Print out the material that follows word for word.

Dataset excerpt:
==========

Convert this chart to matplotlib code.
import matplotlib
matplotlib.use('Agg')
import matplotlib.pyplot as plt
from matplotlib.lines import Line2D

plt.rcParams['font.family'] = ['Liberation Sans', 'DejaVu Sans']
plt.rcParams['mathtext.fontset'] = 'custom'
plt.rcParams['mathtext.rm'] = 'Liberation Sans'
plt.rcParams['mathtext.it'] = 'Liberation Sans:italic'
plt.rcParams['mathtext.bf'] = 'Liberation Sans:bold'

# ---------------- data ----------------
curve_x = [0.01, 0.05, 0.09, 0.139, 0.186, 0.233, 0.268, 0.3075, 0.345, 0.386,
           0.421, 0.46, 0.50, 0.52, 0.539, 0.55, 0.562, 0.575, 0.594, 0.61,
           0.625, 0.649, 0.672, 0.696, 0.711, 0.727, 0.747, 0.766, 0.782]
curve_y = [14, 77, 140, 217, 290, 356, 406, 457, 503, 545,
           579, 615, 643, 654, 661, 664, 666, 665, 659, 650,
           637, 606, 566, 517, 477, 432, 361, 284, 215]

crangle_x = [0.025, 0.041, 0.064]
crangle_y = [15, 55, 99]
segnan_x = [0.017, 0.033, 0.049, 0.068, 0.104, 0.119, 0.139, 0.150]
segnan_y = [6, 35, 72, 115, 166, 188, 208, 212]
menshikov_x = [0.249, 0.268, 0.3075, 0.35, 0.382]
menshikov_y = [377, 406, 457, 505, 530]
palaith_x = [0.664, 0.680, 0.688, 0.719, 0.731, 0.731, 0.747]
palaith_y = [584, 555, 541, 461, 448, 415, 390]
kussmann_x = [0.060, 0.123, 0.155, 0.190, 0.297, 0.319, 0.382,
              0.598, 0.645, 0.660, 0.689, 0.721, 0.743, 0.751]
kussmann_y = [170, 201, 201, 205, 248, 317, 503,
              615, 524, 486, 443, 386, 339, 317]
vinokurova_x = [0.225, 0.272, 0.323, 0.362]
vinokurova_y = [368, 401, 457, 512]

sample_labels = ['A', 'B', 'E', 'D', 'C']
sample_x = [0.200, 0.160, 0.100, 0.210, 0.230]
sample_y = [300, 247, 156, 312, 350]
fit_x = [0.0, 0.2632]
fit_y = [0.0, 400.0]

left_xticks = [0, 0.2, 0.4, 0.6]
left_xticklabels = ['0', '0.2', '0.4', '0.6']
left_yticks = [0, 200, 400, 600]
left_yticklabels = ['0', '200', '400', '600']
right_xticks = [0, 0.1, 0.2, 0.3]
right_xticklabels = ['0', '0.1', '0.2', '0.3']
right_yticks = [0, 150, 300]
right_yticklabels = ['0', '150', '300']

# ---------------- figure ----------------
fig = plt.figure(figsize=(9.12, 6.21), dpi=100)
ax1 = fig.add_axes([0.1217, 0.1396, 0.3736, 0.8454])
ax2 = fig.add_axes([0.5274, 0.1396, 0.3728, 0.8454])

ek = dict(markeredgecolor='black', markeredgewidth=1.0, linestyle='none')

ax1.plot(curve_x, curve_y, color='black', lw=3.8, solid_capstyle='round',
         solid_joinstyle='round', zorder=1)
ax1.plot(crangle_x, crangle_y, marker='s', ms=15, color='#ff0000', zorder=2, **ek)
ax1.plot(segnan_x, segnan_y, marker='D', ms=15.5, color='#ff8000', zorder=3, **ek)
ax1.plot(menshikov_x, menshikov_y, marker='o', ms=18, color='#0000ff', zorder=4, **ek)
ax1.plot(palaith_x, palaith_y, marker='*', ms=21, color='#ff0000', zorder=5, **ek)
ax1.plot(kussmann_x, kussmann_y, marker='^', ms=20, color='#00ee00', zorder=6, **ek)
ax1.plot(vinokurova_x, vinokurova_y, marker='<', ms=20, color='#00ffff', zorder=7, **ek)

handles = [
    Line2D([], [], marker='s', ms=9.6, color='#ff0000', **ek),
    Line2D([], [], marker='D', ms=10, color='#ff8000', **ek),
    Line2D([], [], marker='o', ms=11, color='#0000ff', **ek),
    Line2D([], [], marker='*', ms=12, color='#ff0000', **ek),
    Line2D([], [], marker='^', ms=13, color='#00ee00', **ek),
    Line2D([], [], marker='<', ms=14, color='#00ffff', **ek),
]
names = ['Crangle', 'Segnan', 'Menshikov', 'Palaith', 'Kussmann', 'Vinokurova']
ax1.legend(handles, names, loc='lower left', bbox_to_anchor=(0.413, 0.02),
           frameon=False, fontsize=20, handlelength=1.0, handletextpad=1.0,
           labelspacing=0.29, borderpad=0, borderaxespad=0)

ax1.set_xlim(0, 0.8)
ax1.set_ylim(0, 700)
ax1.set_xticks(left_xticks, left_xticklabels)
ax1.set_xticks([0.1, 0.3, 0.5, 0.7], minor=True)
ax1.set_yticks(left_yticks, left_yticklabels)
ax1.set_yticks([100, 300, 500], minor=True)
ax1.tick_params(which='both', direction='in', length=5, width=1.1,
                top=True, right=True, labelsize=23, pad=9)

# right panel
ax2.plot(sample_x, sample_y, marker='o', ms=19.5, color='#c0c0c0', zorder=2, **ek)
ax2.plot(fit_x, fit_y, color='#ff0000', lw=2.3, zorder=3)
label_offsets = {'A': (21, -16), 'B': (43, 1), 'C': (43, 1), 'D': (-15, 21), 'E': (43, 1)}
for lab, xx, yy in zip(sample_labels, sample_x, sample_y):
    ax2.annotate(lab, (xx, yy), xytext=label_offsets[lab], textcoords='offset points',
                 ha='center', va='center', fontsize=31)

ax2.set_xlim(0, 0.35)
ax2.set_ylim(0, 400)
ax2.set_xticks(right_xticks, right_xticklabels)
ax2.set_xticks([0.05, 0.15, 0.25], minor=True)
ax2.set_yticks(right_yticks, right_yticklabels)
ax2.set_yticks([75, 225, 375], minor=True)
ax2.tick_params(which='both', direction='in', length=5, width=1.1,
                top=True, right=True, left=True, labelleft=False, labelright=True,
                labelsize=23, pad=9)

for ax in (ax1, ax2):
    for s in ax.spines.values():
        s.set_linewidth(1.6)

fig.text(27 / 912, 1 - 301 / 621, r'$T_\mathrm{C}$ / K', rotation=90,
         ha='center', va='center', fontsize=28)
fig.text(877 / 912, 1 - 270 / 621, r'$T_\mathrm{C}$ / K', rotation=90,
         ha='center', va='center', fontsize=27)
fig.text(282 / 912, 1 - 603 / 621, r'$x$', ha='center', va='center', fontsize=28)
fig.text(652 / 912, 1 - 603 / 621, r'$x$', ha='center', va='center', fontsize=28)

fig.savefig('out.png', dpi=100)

==========

Answer to the problem:
Convert this chart to matplotlib code.
import matplotlib
matplotlib.use('Agg')
import matplotlib.pyplot as plt
from matplotlib.lines import Line2D

plt.rcParams['font.family'] = ['Liberation Sans', 'DejaVu Sans']
plt.rcParams['mathtext.fontset'] = 'custom'
plt.rcParams['mathtext.rm'] = 'Liberation Sans'
plt.rcParams['mathtext.it'] = 'Liberation Sans:italic'
plt.rcParams['mathtext.bf'] = 'Liberation Sans:bold'

# ---------------- data ----------------
curve_x = [0.01, 0.05, 0.09, 0.139, 0.186, 0.233, 0.268, 0.3075, 0.345, 0.386,
           0.421, 0.46, 0.50, 0.52, 0.539, 0.55, 0.562, 0.575, 0.594, 0.61,
           0.625, 0.649, 0.672, 0.696, 0.711, 0.727, 0.747, 0.766, 0.782]
curve_y = [14, 77, 140, 217, 290, 356, 406, 457, 503, 545,
           579, 615, 643, 654, 661, 664, 666, 665, 659, 650,
           637, 606, 566, 517, 477, 432, 361, 284, 215]

crangle_x = [0.025, 0.041, 0.064]
crangle_y = [15, 55, 99]
segnan_x = [0.017, 0.033, 0.049, 0.068, 0.104, 0.119, 0.139, 0.150]
segnan_y = [6, 35, 72, 115, 166, 188, 208, 212]
menshikov_x = [0.249, 0.268, 0.3075, 0.35, 0.382]
menshikov_y = [377, 406, 457, 505, 530]
palaith_x = [0.664, 0.680, 0.688, 0.719, 0.731, 0.731, 0.747]
palaith_y = [584, 555, 541, 461, 448, 415, 390]
kussmann_x = [0.060, 0.123, 0.155, 0.190, 0.297, 0.319, 0.382,
              0.598, 0.645, 0.660, 0.689, 0.721, 0.743, 0.751]
kussmann_y = [170, 201, 201, 205, 248, 317, 503,
              615, 524, 486, 443, 386, 339, 317]
vinokurova_x = [0.225, 0.272, 0.323, 0.362]
vinokurova_y = [368, 401, 457, 512]

sample_labels = ['A', 'B', 'E', 'D', 'C']
sample_x = [0.200, 0.160, 0.100, 0.210, 0.230]
sample_y = [300, 247, 156, 312, 350]
fit_x = [0.0, 0.2632]
fit_y = [0.0, 400.0]

left_xticks = [0, 0.2, 0.4, 0.6]
left_xticklabels = ['0', '0.2', '0.4', '0.6']
left_yticks = [0, 200, 400, 600]
left_yticklabels = ['0', '200', '400', '600']
right_xticks = [0, 0.1, 0.2, 0.3]
right_xticklabels = ['0', '0.1', '0.2', '0.3']
right_yticks = [0, 150, 300]
right_yticklabels = ['0', '150', '300']

# ---------------- figure ----------------
fig = plt.figure(figsize=(9.12, 6.21), dpi=100)
ax1 = fig.add_axes([0.1217, 0.1396, 0.3736, 0.8454])
ax2 = fig.add_axes([0.5274, 0.1396, 0.3728, 0.8454])

ek = dict(markeredgecolor='black', markeredgewidth=1.0, linestyle='none')

ax1.plot(curve_x, curve_y, color='black', lw=3.8, solid_capstyle='round',
         solid_joinstyle='round', zorder=1)
ax1.plot(crangle_x, crangle_y, marker='s', ms=15, color='#ff0000', zorder=2, **ek)
ax1.plot(segnan_x, segnan_y, marker='D', ms=15.5, color='#ff8000', zorder=3, **ek)
ax1.plot(menshikov_x, menshikov_y, marker='o', ms=18, color='#0000ff', zorder=4, **ek)
ax1.plot(palaith_x, palaith_y, marker='*', ms=21, color='#ff0000', zorder=5, **ek)
ax1.plot(kussmann_x, kussmann_y, marker='^', ms=20, color='#00ee00', zorder=6, **ek)
ax1.plot(vinokurova_x, vinokurova_y, marker='<', ms=20, color='#00ffff', zorder=7, **ek)

handles = [
    Line2D([], [], marker='s', ms=9.6, color='#ff0000', **ek),
    Line2D([], [], marker='D', ms=10, color='#ff8000', **ek),
    Line2D([], [], marker='o', ms=11, color='#0000ff', **ek),
    Line2D([], [], marker='*', ms=12, color='#ff0000', **ek),
    Line2D([], [], marker='^', ms=13, color='#00ee00', **ek),
    Line2D([], [], marker='<', ms=14, color='#00ffff', **ek),
]
names = ['Crangle', 'Segnan', 'Menshikov', 'Palaith', 'Kussmann', 'Vinokurova']
ax1.legend(handles, names, loc='lower left', bbox_to_anchor=(0.413, 0.02),
           frameon=False, fontsize=20, handlelength=1.0, handletextpad=1.0,
           labelspacing=0.29, borderpad=0, borderaxespad=0)

ax1.set_xlim(0, 0.8)
ax1.set_ylim(0, 700)
ax1.set_xticks(left_xticks, left_xticklabels)
ax1.set_xticks([0.1, 0.3, 0.5, 0.7], minor=True)
ax1.set_yticks(left_yticks, left_yticklabels)
ax1.set_yticks([100, 300, 500], minor=True)
ax1.tick_params(which='both', direction='in', length=5, width=1.1,
                top=True, right=True, labelsize=23, pad=9)

# right panel
ax2.plot(sample_x, sample_y, marker='o', ms=19.5, color='#c0c0c0', zorder=2, **ek)
ax2.plot(fit_x, fit_y, color='#ff0000', lw=2.3, zorder=3)
label_offsets = {'A': (21, -16), 'B': (43, 1), 'C': (43, 1), 'D': (-15, 21), 'E': (43, 1)}
for lab, xx, yy in zip(sample_labels, sample_x, sample_y):
    ax2.annotate(lab, (xx, yy), xytext=label_offsets[lab], textcoords='offset points',
                 ha='center', va='center', fontsize=31)

ax2.set_xlim(0, 0.35)
ax2.set_ylim(0, 400)
ax2.set_xticks(right_xticks, right_xticklabels)
ax2.set_xticks([0.05, 0.15, 0.25], minor=True)
ax2.set_yticks(right_yticks, right_yticklabels)
ax2.set_yticks([75, 225, 375], minor=True)
ax2.tick_params(which='both', direction='in', length=5, width=1.1,
                top=True, right=True, left=True, labelleft=False, labelright=True,
                labelsize=23, pad=9)

for ax in (ax1, ax2):
    for s in ax.spines.values():
        s.set_linewidth(1.6)

fig.text(27 / 912, 1 - 301 / 621, r'$T_\mathrm{C}$ / K', rotation=90,
         ha='center', va='center', fontsize=28)
fig.text(877 / 912, 1 - 270 / 621, r'$T_\mathrm{C}$ / K', rotation=90,
         ha='center', va='center', fontsize=27)
fig.text(282 / 912, 1 - 603 / 621, r'$x$', ha='center', va='center', fontsize=28)
fig.text(652 / 912, 1 - 603 / 621, r'$x$', ha='center', va='center', fontsize=28)

fig.savefig('out.png', dpi=100)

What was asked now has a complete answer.